Eager to Speak and Slow to Listen
Are you a good listener? Or are you sometimes eager to speak and slow to listen?
According to a recent business survey, even though people are frequently texting and checking email when talking with others, a majority feel they are still good listeners.
People say they are good listeners, but don’t feel others listen to them!
Consider these questions about your own listening:
- Do you pretend to listen, waiting for the moment you can jump-in and make a point?
- Do you redirect the conversation back to yourself?
- Do you predict what others will say, justifying your interruptions?
- Do you listen with assessment, deciding whether what is said is right or wrong and whether you agree or disagree?
The above questions are indicators of what we called Level 1 Listening. We refer to Level 1 as “listening to be right” because you are often listening for what is wrong with what is being said, which encourages you to be eager to speak and share your point.
When information sharing is about you and your opinions, the next step is to compare who or what information is right. If the information is not correct in your view, you may feel excited to speak up and correct what is being said. This communication pattern, or lack of authentic communication, keeps the Dreaded Drama Triangle (DDT) going, switching between the roles of Victim, Persecutor, and Rescuer.

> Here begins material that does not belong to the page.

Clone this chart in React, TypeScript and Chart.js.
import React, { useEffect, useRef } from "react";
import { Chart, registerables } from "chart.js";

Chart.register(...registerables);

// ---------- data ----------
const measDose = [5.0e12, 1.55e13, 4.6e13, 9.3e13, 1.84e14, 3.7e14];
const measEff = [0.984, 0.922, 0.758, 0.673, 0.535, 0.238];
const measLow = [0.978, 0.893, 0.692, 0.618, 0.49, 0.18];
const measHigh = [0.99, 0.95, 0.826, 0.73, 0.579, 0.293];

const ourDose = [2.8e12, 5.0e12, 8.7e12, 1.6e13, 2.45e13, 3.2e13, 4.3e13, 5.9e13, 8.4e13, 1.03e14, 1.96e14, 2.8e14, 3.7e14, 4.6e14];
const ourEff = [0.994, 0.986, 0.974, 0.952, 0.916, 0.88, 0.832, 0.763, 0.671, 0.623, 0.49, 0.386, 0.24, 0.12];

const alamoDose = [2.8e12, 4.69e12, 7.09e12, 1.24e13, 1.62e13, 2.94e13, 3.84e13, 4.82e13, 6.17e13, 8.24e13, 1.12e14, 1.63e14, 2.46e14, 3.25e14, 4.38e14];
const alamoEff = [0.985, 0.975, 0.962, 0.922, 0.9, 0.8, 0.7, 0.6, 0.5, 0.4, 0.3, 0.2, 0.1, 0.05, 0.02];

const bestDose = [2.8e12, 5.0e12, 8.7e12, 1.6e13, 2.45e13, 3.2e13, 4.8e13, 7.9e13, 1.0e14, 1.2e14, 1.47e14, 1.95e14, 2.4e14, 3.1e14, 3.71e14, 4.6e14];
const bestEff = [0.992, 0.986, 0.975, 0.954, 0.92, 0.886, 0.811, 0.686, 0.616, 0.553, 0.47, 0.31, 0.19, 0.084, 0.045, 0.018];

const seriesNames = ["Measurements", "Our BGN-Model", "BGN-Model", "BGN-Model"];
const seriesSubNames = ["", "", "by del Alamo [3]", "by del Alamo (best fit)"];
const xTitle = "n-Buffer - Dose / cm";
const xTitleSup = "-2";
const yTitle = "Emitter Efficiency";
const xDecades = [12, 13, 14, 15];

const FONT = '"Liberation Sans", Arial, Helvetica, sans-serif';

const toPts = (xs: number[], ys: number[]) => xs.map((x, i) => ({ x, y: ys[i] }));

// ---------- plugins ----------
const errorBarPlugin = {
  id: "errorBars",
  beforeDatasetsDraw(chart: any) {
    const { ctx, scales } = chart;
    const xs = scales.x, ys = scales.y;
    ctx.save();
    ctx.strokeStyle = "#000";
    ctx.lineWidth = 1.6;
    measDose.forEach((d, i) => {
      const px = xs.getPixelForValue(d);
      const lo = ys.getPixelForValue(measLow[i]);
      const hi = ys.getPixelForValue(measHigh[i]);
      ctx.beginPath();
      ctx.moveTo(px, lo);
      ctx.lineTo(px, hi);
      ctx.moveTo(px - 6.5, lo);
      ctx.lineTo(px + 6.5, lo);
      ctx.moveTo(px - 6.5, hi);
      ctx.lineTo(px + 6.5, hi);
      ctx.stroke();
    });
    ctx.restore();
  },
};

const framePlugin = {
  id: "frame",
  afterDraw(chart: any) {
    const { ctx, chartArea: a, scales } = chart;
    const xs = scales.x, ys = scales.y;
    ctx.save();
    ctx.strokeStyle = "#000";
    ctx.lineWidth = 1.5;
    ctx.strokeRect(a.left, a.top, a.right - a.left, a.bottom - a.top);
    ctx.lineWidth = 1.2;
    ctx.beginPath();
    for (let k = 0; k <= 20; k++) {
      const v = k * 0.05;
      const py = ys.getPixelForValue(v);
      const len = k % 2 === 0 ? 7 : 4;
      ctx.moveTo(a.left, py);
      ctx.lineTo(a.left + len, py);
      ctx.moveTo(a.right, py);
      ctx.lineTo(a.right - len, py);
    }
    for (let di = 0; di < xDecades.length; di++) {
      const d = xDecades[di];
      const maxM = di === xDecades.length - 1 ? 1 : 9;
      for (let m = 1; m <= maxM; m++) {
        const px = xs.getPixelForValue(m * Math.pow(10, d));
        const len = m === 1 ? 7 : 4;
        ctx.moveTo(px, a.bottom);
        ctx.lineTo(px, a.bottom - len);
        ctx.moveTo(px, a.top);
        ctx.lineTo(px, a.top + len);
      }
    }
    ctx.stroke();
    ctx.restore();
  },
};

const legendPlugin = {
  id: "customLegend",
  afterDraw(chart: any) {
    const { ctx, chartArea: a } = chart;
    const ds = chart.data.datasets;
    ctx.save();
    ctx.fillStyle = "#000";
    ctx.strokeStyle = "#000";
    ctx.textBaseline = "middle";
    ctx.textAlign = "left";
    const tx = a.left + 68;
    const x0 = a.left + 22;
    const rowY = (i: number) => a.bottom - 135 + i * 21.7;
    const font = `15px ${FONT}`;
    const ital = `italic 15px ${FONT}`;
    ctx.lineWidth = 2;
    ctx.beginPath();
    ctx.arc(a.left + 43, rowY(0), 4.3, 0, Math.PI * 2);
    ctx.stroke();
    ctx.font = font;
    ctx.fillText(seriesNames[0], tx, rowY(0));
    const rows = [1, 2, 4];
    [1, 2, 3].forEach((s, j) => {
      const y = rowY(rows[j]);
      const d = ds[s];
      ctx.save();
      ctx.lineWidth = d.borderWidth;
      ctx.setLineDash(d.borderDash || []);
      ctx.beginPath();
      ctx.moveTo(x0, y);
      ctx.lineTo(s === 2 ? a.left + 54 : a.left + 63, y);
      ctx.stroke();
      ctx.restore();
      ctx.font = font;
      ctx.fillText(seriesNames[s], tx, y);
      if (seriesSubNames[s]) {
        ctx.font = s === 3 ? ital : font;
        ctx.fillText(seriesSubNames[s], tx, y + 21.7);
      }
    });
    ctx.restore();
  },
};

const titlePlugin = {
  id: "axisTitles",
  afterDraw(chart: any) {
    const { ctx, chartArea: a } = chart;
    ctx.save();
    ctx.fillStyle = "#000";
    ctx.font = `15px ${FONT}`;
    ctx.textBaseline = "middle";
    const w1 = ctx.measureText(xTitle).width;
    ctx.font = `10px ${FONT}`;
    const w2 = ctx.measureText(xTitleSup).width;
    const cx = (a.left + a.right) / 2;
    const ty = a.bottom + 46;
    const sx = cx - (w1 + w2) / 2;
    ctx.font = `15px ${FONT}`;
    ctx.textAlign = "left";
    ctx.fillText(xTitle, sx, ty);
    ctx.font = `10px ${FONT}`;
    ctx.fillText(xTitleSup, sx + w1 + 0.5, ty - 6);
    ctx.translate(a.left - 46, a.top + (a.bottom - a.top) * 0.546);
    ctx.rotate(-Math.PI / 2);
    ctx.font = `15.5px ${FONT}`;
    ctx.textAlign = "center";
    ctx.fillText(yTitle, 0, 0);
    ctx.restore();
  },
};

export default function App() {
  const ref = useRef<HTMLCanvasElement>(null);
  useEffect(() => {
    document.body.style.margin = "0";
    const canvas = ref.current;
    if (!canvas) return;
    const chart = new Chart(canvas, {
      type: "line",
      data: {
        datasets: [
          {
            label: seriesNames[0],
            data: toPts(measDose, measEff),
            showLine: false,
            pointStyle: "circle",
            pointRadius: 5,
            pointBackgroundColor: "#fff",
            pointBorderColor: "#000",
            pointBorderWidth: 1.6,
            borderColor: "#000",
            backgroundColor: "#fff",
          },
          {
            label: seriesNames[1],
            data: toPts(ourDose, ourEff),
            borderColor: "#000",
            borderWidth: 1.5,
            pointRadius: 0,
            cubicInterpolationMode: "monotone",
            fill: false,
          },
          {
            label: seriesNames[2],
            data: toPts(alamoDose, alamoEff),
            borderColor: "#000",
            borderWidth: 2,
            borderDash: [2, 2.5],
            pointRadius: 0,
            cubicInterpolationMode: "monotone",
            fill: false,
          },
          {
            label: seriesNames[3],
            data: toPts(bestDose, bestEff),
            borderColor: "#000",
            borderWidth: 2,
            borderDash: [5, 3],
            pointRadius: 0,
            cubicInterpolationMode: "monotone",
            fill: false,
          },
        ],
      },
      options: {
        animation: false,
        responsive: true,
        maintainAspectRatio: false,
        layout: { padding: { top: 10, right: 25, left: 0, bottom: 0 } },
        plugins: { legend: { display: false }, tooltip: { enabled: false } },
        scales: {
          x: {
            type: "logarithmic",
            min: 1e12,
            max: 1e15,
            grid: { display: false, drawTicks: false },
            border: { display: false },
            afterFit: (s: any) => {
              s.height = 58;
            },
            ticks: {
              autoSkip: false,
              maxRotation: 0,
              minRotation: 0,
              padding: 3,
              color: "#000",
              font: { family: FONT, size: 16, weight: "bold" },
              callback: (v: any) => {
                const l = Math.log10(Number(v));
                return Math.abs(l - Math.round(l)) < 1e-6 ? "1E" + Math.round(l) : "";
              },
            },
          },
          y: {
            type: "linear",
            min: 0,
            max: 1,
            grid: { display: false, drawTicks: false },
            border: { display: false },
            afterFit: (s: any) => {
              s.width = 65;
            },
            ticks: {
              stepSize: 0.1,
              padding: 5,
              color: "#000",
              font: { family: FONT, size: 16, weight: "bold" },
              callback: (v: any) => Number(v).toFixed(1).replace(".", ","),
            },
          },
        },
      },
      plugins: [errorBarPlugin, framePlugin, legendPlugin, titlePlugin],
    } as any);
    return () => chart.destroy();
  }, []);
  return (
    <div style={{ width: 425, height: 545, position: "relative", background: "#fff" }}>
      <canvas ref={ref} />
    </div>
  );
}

Relating to others as Creators, and through the TED* roles of Creator, Challenger, and Coach, requires an upgrade to Level 2 and 3 Listening. When you listen in Level 2, your focus shifts away from you and moves toward the other person.
You become genuinely interested in what the other person is saying and sharing. This way of listening naturally nurtures a deeper connection and partnership between people, so that you become eager to listen.

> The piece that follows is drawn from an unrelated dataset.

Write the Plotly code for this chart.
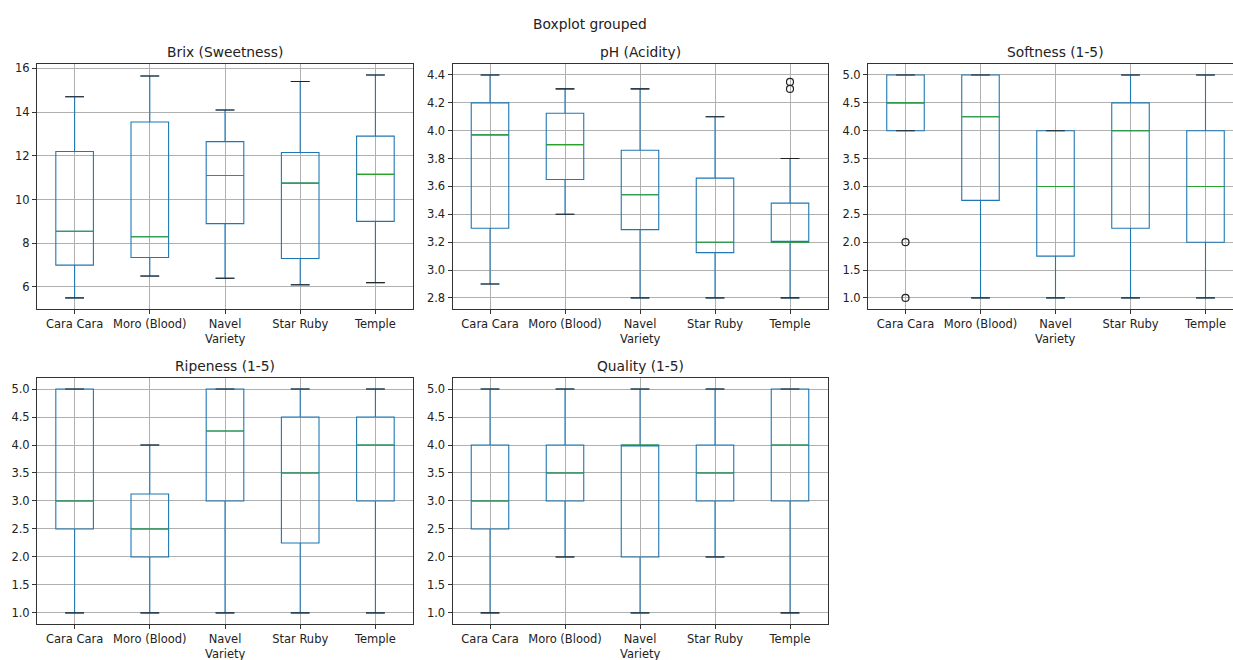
import plotly.graph_objects as go

# ---------------- data ----------------
categories = ["Cara Cara", "Moro (Blood)", "Navel", "Star Ruby", "Temple"]
positions = [1, 2, 3, 4, 5]

brix_low = [5.5, 6.5, 6.4, 6.1, 6.2]
brix_q1 = [7.0, 7.35, 8.9, 7.3, 9.0]
brix_med = [8.55, 8.3, 11.1, 10.75, 11.15]
brix_q3 = [12.2, 13.55, 12.65, 12.15, 12.9]
brix_high = [14.7, 15.65, 14.1, 15.4, 15.7]
brix_out_x = []
brix_out_y = []

ph_low = [2.9, 3.4, 2.8, 2.8, 2.8]
ph_q1 = [3.3, 3.65, 3.29, 3.125, 3.2]
ph_med = [3.97, 3.9, 3.54, 3.2, 3.2]
ph_q3 = [4.2, 4.125, 3.86, 3.66, 3.48]
ph_high = [4.4, 4.3, 4.3, 4.1, 3.8]
ph_out_x = [5, 5]
ph_out_y = [4.3, 4.35]

soft_low = [4.0, 1.0, 1.0, 1.0, 1.0]
soft_q1 = [4.0, 2.75, 1.75, 2.25, 2.0]
soft_med = [4.5, 4.25, 3.0, 4.0, 3.0]
soft_q3 = [5.0, 5.0, 4.0, 4.5, 4.0]
soft_high = [5.0, 5.0, 4.0, 5.0, 5.0]
soft_out_x = [1, 1]
soft_out_y = [2.0, 1.0]

ripe_low = [1.0, 1.0, 1.0, 1.0, 1.0]
ripe_q1 = [2.5, 2.0, 3.0, 2.25, 3.0]
ripe_med = [3.0, 2.5, 4.25, 3.5, 4.0]
ripe_q3 = [5.0, 3.125, 5.0, 4.5, 4.5]
ripe_high = [5.0, 4.0, 5.0, 5.0, 5.0]
ripe_out_x = []
ripe_out_y = []

qual_low = [1.0, 2.0, 1.0, 2.0, 1.0]
qual_q1 = [2.5, 3.0, 2.0, 3.0, 3.0]
qual_med = [3.0, 3.5, 4.0, 3.5, 4.0]
qual_q3 = [4.0, 4.0, 4.0, 4.0, 5.0]
qual_high = [5.0, 5.0, 5.0, 5.0, 5.0]
qual_out_x = []
qual_out_y = []

titles = ["Brix (Sweetness)", "pH (Acidity)", "Softness (1-5)", "Ripeness (1-5)", "Quality (1-5)"]
suptitle = "Boxplot grouped"
xlabel = "Variety"

brix_ticks = [6, 8, 10, 12, 14, 16]
ph_ticks = [2.8, 3.0, 3.2, 3.4, 3.6, 3.8, 4.0, 4.2, 4.4]
scale_ticks = [1.0, 1.5, 2.0, 2.5, 3.0, 3.5, 4.0, 4.5, 5.0]

# ---------------- layout geometry ----------------
W, H = 1233, 660
BLUE = "#1f77b4"
GREEN = "#2ca02c"
FRAME = "#333333"
GRID = "#b0b0b0"
FONT = "DejaVu Sans, Verdana, sans-serif"
TICKSIZE = 11.5
TITLESIZE = 13.8

col_px = [(37, 413), (452.5, 827.5), (868, 1243)]
row_px = [(62, 308), (377, 624)]

panels = [
    (brix_low, brix_q1, brix_med, brix_q3, brix_high, brix_out_x, brix_out_y, brix_ticks, "d", [4.99, 16.21]),
    (ph_low, ph_q1, ph_med, ph_q3, ph_high, ph_out_x, ph_out_y, ph_ticks, ".1f", [2.72, 4.48]),
    (soft_low, soft_q1, soft_med, soft_q3, soft_high, soft_out_x, soft_out_y, scale_ticks, ".1f", [0.8, 5.2]),
    (ripe_low, ripe_q1, ripe_med, ripe_q3, ripe_high, ripe_out_x, ripe_out_y, scale_ticks, ".1f", [0.8, 5.2]),
    (qual_low, qual_q1, qual_med, qual_q3, qual_high, qual_out_x, qual_out_y, scale_ticks, ".1f", [0.8, 5.2]),
]
grid_pos = [(0, 0), (0, 1), (0, 2), (1, 0), (1, 1)]

fig = go.Figure()
annotations = []
layout_axes = {}

for k, (low, q1, med, q3, high, ox, oy, yt, fmt, yr) in enumerate(panels):
    n = k + 1
    xa = "x" if n == 1 else f"x{n}"
    ya = "y" if n == 1 else f"y{n}"
    r, c = grid_pos[k]
    x0, x1 = col_px[c]
    ytop, ybot = row_px[r]
    x1c = min(x1, W)
    xdom = [x0 / W, x1c / W]
    ydom = [1 - ybot / H, 1 - ytop / H]
    # panel clipped by the right edge keeps the same category spacing
    xmax = 0.5 + 5 * (x1c - x0) / (x1 - x0)

    fig.add_trace(go.Box(
        x=positions, q1=q1, median=med, q3=q3, lowerfence=low, upperfence=high,
        width=0.5, whiskerwidth=0.5, boxpoints=False,
        line=dict(color=BLUE, width=1.1), fillcolor="rgba(0,0,0,0)",
        xaxis=xa, yaxis=ya, showlegend=False, hoverinfo="skip",
    ))
    # medians (green)
    mx, my = [], []
    for p, m in zip(positions, med):
        mx += [p - 0.25, p + 0.25, None]
        my += [m, m, None]
    fig.add_trace(go.Scatter(x=mx, y=my, mode="lines", line=dict(color=GREEN, width=1.1),
                             xaxis=xa, yaxis=ya, showlegend=False, hoverinfo="skip"))
    # caps (black)
    cx, cy = [], []
    for p, lo, hi in zip(positions, low, high):
        cx += [p - 0.125, p + 0.125, None, p - 0.125, p + 0.125, None]
        cy += [lo, lo, None, hi, hi, None]
    fig.add_trace(go.Scatter(x=cx, y=cy, mode="lines", line=dict(color="#222222", width=1.1),
                             xaxis=xa, yaxis=ya, showlegend=False, hoverinfo="skip"))
    # fliers
    if ox:
        fig.add_trace(go.Scatter(x=ox, y=oy, mode="markers",
                                 marker=dict(symbol="circle-open", size=7, color="#222222",
                                             line=dict(width=1.2)),
                                 xaxis=xa, yaxis=ya, showlegend=False, hoverinfo="skip"))

    xkey = "xaxis" if n == 1 else f"xaxis{n}"
    ykey = "yaxis" if n == 1 else f"yaxis{n}"
    layout_axes[xkey] = dict(
        domain=xdom, anchor=ya, range=[0.5, xmax],
        tickmode="array", tickvals=positions, ticktext=categories,
        showline=True, linecolor=FRAME, linewidth=1, mirror=True,
        ticks="outside", ticklen=4, tickcolor=FRAME, tickwidth=1,
        showgrid=True, gridcolor=GRID, gridwidth=0.8, zeroline=False,
        tickfont=dict(family=FONT, size=TICKSIZE, color="#222222"),
    )
    layout_axes[ykey] = dict(
        domain=ydom, anchor=xa, range=yr,
        tickmode="array", tickvals=yt, tickformat=fmt,
        showline=True, linecolor=FRAME, linewidth=1, mirror=(c != 2),
        ticks="outside", ticklen=4, tickcolor=FRAME, tickwidth=1,
        showgrid=True, gridcolor=GRID, gridwidth=0.8, zeroline=False,
        tickfont=dict(family=FONT, size=TICKSIZE, color="#222222"),
    )
    # subplot title
    annotations.append(dict(
        text=titles[k], xref="paper", yref="paper",
        x=(x0 + x1) / 2 / W, y=ydom[1], xanchor="center", yanchor="middle",
        yshift=11.5, showarrow=False,
        font=dict(family=FONT, size=TITLESIZE, color="#222222"),
    ))
    # x-axis label
    annotations.append(dict(
        text=xlabel, xref="paper", yref="paper",
        x=(x0 + x1) / 2 / W, y=ydom[0], xanchor="center", yanchor="middle",
        yshift=-30, showarrow=False,
        font=dict(family=FONT, size=TICKSIZE, color="#222222"),
    ))

annotations.append(dict(
    text=suptitle, xref="paper", yref="paper", x=589.5 / W, y=1 - 22 / H,
    xanchor="center", yanchor="middle", showarrow=False,
    font=dict(family=FONT, size=TITLESIZE, color="#222222"),
))

fig.update_layout(
    width=W, height=H,
    margin=dict(l=0, r=0, t=0, b=0),
    paper_bgcolor="white", plot_bgcolor="white",
    annotations=annotations,
    showlegend=False,
    **layout_axes,
)

fig.write_html(
    "out.html",
    config={"displayModeBar": False},
    post_script="document.body.style.margin='0';document.body.style.overflow='hidden';",
)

The following is a summary of Level 2 and Level 3 Listening, which are more conscious and deliberate ways of listening.
Level 2—Listening for Possibility
- Attention is on the other person;
- Attachments or judgments are reduced;
- You become curious about the other person and open to new perspectives; and
- The possibility of trust and collaboration takes root.
Level 3—Listening for Innovation and Creativity
- You tune-in to your intuition and sense what is being said or not said;
- You become fully present to body language and the energy in the room;
- You are trusting and honoring of the diversity of styles and cultures; and
- Empowerment and creativity flourish at this level.
When you feel deeply listened to, you don’t worry about being judged or filter your thinking. Instead, when someone is listening to you at Level 2 or 3, you feel free to sort things out for yourself and clarify what is important to you as a Creator. That is why Level 3 is called Listening for Innovation and Creativity.
Listening in this way allows the other person’s thinking to proceed with ease and with less energy from you or from them. It is the natural creative flow—our true essence as human beings. When you give your undivided and authentic attention to another, you become a catalyst for their Creator essence to emerge.
You cannot control how others listen to you. All you can do—and it is a very big thing—is give the gift of listening to others.
People tell us all the time they don’t have time to listen. Ask yourself, can you afford not to listen and deeply connect with others?
We encourage you to become more eager to listen and slow to speak!